** Begin **

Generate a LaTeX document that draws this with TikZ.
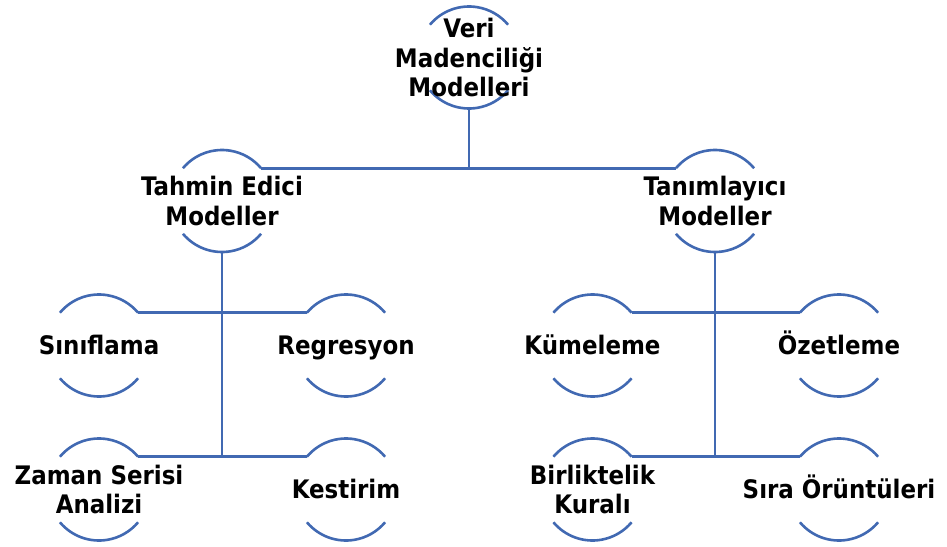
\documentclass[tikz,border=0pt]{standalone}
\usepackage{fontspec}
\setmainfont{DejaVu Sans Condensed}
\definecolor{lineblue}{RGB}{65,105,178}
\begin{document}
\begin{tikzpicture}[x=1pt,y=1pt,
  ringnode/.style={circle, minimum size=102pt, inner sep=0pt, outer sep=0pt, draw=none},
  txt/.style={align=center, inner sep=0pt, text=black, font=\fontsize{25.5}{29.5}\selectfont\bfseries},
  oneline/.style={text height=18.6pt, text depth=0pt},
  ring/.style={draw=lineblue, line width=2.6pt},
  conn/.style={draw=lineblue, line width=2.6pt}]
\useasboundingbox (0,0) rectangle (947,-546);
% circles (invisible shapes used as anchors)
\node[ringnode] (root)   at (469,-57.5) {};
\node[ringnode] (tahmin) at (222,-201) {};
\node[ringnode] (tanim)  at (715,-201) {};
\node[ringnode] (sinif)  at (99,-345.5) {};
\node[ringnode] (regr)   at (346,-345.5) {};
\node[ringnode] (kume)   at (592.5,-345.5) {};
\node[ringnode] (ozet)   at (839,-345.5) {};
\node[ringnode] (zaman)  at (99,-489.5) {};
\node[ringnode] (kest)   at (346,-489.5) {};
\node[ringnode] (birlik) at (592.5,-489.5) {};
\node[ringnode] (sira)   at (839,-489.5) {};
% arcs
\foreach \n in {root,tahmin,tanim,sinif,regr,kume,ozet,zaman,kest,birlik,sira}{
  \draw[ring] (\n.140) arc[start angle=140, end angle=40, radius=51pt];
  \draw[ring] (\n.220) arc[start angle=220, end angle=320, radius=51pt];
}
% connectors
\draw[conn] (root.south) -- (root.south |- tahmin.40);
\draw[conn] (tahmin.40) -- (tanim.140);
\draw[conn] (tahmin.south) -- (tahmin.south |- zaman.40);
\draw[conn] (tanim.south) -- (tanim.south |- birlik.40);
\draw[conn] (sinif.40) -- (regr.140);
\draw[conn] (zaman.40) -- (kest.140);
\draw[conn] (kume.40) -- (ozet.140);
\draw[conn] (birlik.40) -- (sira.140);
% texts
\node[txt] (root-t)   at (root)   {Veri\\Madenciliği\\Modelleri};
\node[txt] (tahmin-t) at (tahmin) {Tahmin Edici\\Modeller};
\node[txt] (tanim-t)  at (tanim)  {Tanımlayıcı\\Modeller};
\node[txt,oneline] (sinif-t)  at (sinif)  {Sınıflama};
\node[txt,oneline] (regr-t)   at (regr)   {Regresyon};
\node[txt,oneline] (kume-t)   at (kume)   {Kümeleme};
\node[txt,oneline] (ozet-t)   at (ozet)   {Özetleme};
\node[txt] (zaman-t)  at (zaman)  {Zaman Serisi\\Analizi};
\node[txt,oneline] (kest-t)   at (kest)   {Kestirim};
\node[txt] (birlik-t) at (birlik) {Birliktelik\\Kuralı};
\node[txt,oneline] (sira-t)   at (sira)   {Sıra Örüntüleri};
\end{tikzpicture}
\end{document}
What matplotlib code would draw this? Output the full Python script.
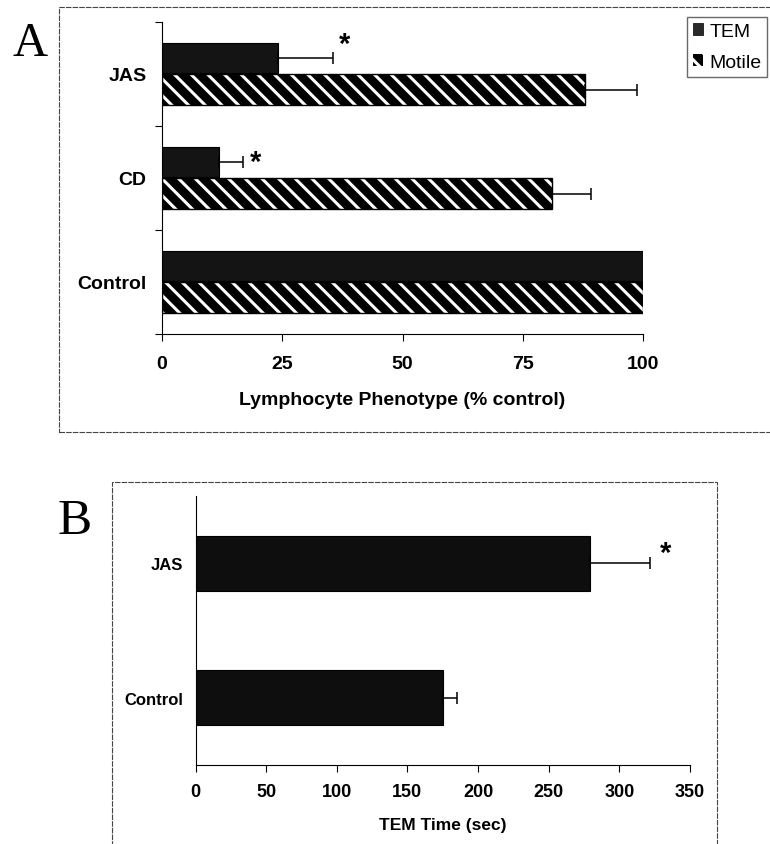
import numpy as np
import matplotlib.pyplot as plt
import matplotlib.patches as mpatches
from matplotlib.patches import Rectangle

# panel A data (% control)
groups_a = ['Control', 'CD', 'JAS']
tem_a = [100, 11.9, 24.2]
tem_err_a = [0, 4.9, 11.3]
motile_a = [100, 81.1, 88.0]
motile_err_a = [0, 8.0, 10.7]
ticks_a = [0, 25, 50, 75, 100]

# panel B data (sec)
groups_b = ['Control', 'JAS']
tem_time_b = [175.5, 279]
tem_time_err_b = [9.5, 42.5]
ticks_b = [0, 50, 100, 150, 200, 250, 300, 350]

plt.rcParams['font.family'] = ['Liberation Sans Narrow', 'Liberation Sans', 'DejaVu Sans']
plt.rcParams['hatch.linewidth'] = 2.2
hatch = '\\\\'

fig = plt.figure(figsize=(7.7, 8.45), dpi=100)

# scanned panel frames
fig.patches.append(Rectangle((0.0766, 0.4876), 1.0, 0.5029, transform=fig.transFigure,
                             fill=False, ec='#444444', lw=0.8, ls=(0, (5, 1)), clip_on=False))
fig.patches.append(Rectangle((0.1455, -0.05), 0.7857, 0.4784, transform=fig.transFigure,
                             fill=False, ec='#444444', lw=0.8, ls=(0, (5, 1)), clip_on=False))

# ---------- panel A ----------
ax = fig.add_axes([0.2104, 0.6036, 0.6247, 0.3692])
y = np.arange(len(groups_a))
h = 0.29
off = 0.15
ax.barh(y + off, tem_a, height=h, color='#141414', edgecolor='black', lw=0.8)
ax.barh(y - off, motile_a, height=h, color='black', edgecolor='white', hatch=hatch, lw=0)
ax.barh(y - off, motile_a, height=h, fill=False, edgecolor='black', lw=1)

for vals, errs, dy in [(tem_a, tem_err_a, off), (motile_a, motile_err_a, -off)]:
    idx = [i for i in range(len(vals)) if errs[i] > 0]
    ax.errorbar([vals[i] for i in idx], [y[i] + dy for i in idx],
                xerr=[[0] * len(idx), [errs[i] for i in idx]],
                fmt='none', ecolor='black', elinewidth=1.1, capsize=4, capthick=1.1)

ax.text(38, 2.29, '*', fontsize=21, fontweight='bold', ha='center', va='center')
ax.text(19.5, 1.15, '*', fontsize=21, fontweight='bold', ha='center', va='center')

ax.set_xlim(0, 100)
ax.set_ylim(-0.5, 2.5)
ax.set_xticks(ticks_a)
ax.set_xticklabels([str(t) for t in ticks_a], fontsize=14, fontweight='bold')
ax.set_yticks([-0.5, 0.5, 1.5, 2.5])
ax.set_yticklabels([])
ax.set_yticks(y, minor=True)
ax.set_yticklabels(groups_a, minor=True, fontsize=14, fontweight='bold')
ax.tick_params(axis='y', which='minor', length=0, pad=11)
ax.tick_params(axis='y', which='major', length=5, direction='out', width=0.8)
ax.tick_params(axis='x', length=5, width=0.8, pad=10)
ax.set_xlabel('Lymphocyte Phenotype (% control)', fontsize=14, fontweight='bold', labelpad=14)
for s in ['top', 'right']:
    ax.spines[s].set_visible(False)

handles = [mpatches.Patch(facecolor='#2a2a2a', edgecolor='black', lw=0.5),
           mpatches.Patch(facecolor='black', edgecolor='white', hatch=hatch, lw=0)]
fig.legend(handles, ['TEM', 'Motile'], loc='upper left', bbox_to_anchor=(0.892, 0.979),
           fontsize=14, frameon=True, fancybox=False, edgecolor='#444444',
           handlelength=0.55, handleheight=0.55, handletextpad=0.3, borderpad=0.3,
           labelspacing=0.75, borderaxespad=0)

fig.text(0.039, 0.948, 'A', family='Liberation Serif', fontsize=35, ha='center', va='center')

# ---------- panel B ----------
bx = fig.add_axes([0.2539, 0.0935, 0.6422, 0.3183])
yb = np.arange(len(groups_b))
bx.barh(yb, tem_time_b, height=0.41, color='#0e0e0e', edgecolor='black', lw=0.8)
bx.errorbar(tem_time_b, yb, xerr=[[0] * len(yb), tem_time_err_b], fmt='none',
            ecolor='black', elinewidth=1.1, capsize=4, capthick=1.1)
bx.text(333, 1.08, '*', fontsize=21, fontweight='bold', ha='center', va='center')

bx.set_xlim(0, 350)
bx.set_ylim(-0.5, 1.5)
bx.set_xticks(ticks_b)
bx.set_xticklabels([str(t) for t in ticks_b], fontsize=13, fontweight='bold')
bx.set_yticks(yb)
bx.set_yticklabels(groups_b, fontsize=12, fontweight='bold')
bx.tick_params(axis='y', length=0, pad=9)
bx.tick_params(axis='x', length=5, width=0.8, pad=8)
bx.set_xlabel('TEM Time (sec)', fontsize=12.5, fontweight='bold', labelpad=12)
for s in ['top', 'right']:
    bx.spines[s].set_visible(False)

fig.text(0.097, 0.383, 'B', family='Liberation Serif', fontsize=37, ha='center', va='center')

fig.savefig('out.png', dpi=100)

** End **

The task »
Among the entries above, locate the line with "What matplotlib code" and the line with "fig = plt.figure(figsize=(7.7, 8.45), dpi=100)". Give those two lines and all lines between them again, exactly, leaving out the pictures.

Task response »
What matplotlib code would draw this? Output the full Python script.
import numpy as np
import matplotlib.pyplot as plt
import matplotlib.patches as mpatches
from matplotlib.patches import Rectangle

# panel A data (% control)
groups_a = ['Control', 'CD', 'JAS']
tem_a = [100, 11.9, 24.2]
tem_err_a = [0, 4.9, 11.3]
motile_a = [100, 81.1, 88.0]
motile_err_a = [0, 8.0, 10.7]
ticks_a = [0, 25, 50, 75, 100]

# panel B data (sec)
groups_b = ['Control', 'JAS']
tem_time_b = [175.5, 279]
tem_time_err_b = [9.5, 42.5]
ticks_b = [0, 50, 100, 150, 200, 250, 300, 350]

plt.rcParams['font.family'] = ['Liberation Sans Narrow', 'Liberation Sans', 'DejaVu Sans']
plt.rcParams['hatch.linewidth'] = 2.2
hatch = '\\\\'

fig = plt.figure(figsize=(7.7, 8.45), dpi=100)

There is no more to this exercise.